Thermoset plastic is a polymer that undergoes a chemical reaction during curing. This reaction creates strong cross-links between the polymer chains, creating a rigid and durable material. [1,3,4,5]

Characteristics of thermoset plastic include its ability to withstand high temperatures without melting or softening, excellent dimensional stability, and superior chemical resistance compared to thermoplastics. Once cured, a thermoset cannot be remolded or reshaped like thermoplastic, making it ideal for high-strength and stability applications.

Thermoset Plastic

Thermoset Examples

Here are some examples of thermoset materials and their key properties: [1,2,4,5,7]

1. Epoxy Resin: Epoxy resins are versatile thermosetting polymers widely used in adhesives, coatings, and composite materials. They exhibit excellent adhesion, chemical resistance, and mechanical properties after curing.

2. Phenolic Resin: Phenolic resins, derived from phenol and formaldehyde, are heat-resistant thermosetting polymers. They are commonly used in producing molded products and laminates and as binders for friction materials.

3. Polyurethane: Polyurethanes are formed by the reaction of polyols and isocyanates. They are used in foams, coatings, adhesives, and elastomers. Polyurethanes offer many properties, including flexibility, hardness, and resilience.

4. Melamine Formaldehyde Resin: Melamine formaldehyde resins are thermosetting polymers known for their excellent heat and chemical resistance. They are commonly used in laminates, coatings, and molded products such as dinnerware and kitchenware.

5. Bakelite (Phenolic Formaldehyde): Bakelite is a historic thermosetting polymer that played a significant role in the early development of plastics. It is a phenolic formaldehyde resin known for its electrical insulating properties and heat resistance.

6. Polyimide: Polyimides are high-performance thermosetting polymers with exceptional heat resistance and mechanical strength.

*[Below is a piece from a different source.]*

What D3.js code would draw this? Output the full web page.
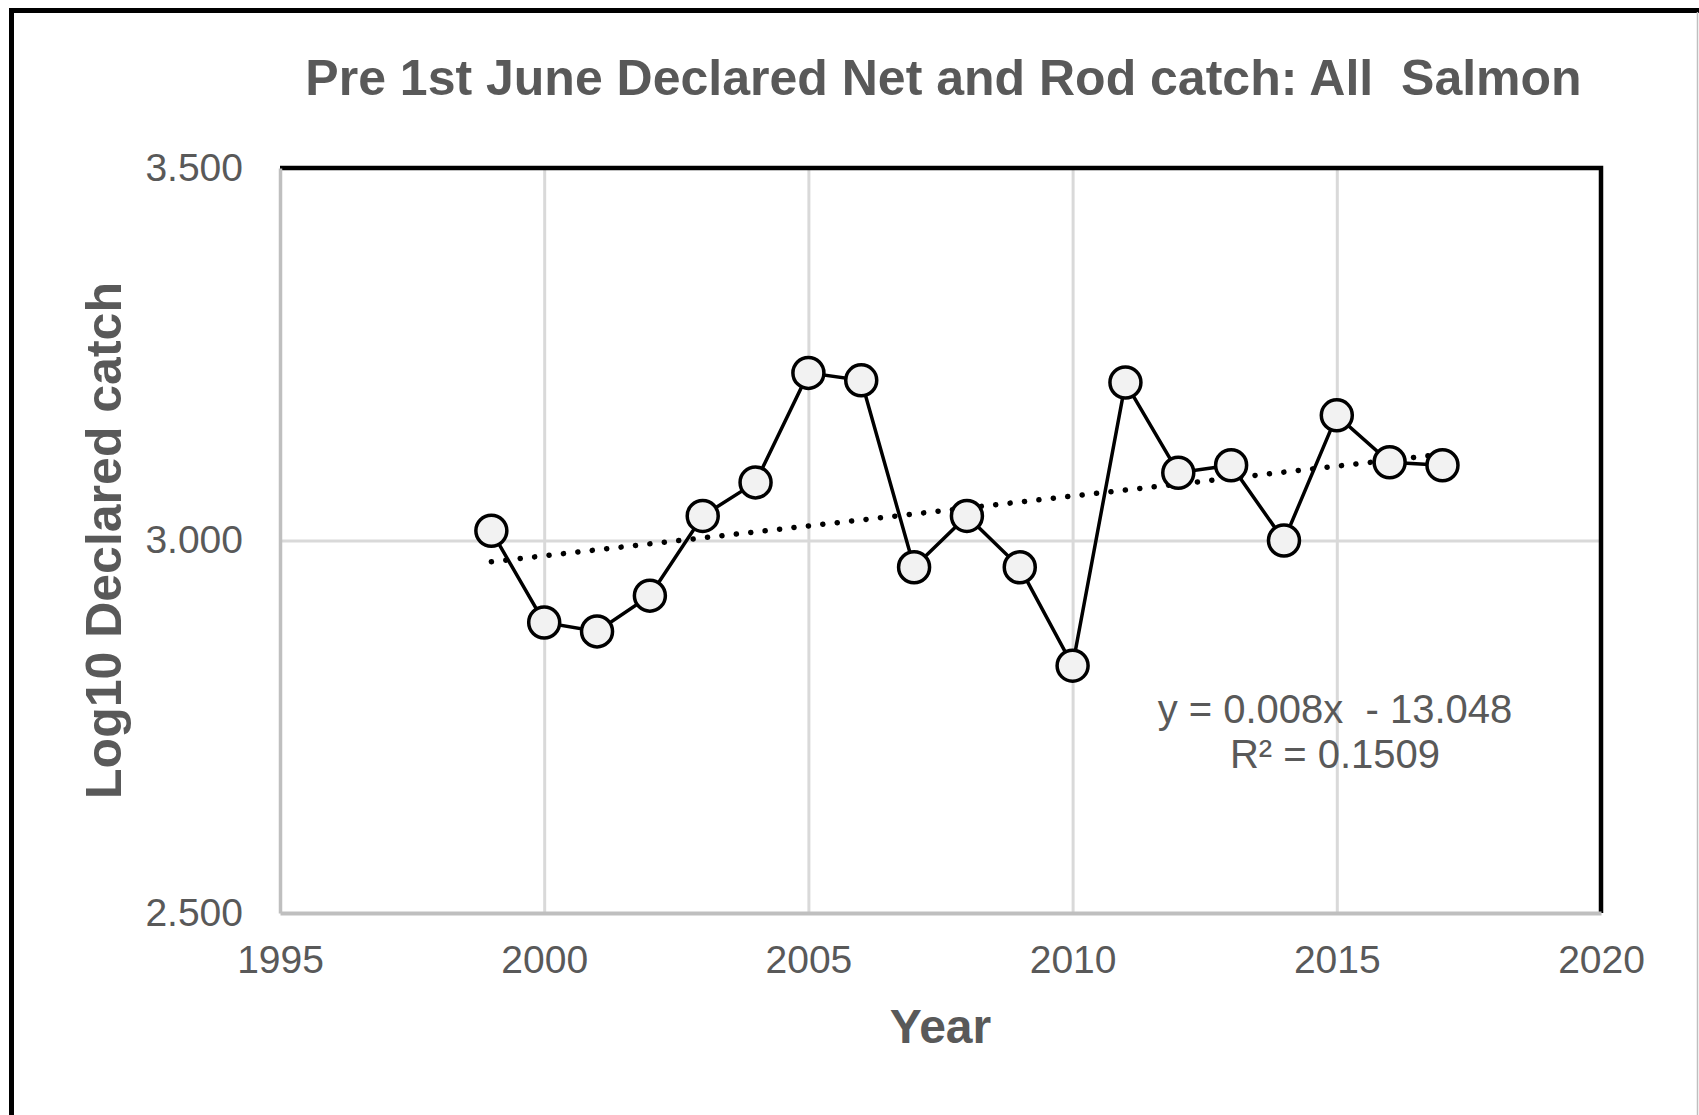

They find applications in aerospace, electronics, and other industries requiring extreme performance.

7. Diallyl Phthalate (DAP): Diallyl phthalate is a thermosetting polymer known for its electrical insulating properties and resistance to heat and chemicals. It is commonly used to produce electrical components and high-performance molded parts.

8. Cyanate Ester Resin: Cyanate ester resins exhibit excellent high-temperature stability and low outgassing properties. They are used in aerospace and electronic applications where thermal performance is crucial.

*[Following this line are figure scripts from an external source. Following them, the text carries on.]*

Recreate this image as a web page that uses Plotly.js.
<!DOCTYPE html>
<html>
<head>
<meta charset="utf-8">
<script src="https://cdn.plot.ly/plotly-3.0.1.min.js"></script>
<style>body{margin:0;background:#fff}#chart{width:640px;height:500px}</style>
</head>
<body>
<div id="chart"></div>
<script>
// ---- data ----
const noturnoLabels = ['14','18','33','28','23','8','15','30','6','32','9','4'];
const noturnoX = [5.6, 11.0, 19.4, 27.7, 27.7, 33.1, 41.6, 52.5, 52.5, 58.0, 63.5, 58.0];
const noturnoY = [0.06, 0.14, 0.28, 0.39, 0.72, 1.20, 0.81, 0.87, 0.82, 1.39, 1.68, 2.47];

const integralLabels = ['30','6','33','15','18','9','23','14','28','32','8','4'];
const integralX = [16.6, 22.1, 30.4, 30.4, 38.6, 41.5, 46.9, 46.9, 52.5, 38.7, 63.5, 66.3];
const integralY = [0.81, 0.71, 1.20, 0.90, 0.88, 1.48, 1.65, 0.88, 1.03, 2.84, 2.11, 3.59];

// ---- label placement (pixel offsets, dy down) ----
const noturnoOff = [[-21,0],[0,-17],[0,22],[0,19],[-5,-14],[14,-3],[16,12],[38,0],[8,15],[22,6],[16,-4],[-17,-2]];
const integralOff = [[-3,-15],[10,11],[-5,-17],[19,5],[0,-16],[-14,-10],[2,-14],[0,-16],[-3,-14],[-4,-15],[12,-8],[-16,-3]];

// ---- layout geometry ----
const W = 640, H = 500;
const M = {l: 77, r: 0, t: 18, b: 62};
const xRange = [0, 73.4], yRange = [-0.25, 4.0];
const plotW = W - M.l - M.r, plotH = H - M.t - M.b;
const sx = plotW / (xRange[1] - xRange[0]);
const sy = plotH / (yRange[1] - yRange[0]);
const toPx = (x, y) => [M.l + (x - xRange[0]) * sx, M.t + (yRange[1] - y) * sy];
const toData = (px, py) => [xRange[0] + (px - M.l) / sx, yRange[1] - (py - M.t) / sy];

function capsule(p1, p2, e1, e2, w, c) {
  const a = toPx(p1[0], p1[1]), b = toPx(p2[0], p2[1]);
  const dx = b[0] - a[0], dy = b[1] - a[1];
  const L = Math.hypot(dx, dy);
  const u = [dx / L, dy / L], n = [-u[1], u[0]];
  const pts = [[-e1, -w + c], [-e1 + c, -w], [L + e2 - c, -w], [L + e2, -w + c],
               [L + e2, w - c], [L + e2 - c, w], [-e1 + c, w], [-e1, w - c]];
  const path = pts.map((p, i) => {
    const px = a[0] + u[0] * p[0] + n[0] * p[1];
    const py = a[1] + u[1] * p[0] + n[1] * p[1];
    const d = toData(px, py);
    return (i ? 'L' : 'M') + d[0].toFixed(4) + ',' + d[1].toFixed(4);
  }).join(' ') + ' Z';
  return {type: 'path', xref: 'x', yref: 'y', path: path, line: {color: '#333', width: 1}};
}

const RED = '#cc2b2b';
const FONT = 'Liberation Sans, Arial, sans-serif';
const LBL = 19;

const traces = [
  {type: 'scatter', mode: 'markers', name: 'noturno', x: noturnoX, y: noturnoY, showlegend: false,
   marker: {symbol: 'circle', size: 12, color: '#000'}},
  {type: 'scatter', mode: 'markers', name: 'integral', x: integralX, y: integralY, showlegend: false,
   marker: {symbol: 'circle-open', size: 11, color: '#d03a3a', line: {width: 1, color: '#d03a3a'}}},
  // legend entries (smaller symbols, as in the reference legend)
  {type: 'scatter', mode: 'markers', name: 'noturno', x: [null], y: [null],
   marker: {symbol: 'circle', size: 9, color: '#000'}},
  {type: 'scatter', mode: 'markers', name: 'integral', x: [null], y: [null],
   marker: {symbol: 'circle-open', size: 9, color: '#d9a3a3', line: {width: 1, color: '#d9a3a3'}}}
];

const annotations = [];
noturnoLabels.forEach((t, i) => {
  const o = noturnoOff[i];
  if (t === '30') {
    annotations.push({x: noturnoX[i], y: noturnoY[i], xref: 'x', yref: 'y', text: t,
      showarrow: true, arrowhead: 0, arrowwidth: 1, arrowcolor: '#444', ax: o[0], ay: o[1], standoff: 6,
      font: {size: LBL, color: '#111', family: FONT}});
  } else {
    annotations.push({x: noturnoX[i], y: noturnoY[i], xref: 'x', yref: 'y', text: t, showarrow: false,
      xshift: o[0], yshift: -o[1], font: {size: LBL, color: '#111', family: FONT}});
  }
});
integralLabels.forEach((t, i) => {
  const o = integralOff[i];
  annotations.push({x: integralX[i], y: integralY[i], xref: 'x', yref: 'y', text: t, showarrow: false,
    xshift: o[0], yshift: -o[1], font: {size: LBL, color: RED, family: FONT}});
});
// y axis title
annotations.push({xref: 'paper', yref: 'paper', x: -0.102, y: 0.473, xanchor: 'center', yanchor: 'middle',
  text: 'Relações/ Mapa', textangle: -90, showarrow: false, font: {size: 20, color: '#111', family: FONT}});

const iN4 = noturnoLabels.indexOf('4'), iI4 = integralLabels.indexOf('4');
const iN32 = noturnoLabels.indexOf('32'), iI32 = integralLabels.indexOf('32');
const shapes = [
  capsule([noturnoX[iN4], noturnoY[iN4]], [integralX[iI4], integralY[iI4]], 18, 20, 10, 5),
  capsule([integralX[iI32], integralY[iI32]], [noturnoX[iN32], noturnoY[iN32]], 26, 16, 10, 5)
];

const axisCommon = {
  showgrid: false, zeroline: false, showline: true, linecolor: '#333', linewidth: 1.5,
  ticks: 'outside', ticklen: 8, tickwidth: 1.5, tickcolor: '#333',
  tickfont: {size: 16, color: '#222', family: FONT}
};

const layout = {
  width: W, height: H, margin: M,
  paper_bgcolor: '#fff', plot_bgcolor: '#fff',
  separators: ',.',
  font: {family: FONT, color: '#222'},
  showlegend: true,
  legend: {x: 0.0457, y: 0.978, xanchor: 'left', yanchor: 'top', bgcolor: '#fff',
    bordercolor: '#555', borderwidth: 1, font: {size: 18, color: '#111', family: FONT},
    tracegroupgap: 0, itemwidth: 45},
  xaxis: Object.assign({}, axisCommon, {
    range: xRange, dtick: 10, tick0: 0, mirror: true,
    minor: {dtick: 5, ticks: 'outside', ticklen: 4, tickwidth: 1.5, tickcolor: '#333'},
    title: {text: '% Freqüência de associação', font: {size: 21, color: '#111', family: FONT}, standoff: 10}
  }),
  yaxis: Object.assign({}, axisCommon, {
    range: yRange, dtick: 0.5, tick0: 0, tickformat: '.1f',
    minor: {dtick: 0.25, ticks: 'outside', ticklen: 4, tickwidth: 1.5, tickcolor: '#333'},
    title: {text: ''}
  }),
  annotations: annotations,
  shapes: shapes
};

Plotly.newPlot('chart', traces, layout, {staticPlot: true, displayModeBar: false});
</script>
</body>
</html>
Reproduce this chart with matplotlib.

9. Unsaturated Polyester Resin (UPR): Unsaturated polyester resins are widely used in producing fiberglass-reinforced plastics (FRP). They offer good strength, corrosion resistance, and dimensional stability after curing.


Thermosetting polymers find extensive applications across various industries due to their unique properties and versatility. [1]

Electrical Insulation: Thermosetting plastics, such as epoxy resins, are widely used for electrical insulation. They provide excellent dielectric properties, thermal stability, and resistance to electrical breakdown, making them suitable for insulating components in electronic devices and electrical systems.

Adhesives and Sealants: Thermosetting plastics like phenolic resins and polyurethane can be used to formulate adhesives and sealants. These materials can bond to different surfaces effectively and provide durable and strong adhesion.


Using thermoset materials offers a range of advantages over thermoplastics in various manufacturing applications. Thermosetting resins, in particular, provide unique benefits that make them preferred choices for many industries. [1,7]

Some advantages of using thermoset materials include:

  • Superior thermal and chemical resistance compared to thermoplastics
  • Enhanced dimensional stability and durability, making them ideal for high-stress applications
  • Excellent electrical insulation properties, crucial in electronic and electrical components
  • Ability to withstand higher temperatures without deformation or softening
  • Reduced material waste during processing due to the irreversible curing process

Disadvantages and Challenges

Thermosetting polymers, while offering many benefits, also come with their own set of limitations and challenges. One of the main disadvantages of thermosets is their inability to be remolded or recycled easily. Once cured, they cannot be melted down and reshaped like thermoplastics. [1,7]

This limitation poses a significant challenge in terms of sustainability and environmental impact. The recycling of thermoset materials is a complex and costly process, often involving grinding or crushing the material for reuse in lower-grade applications.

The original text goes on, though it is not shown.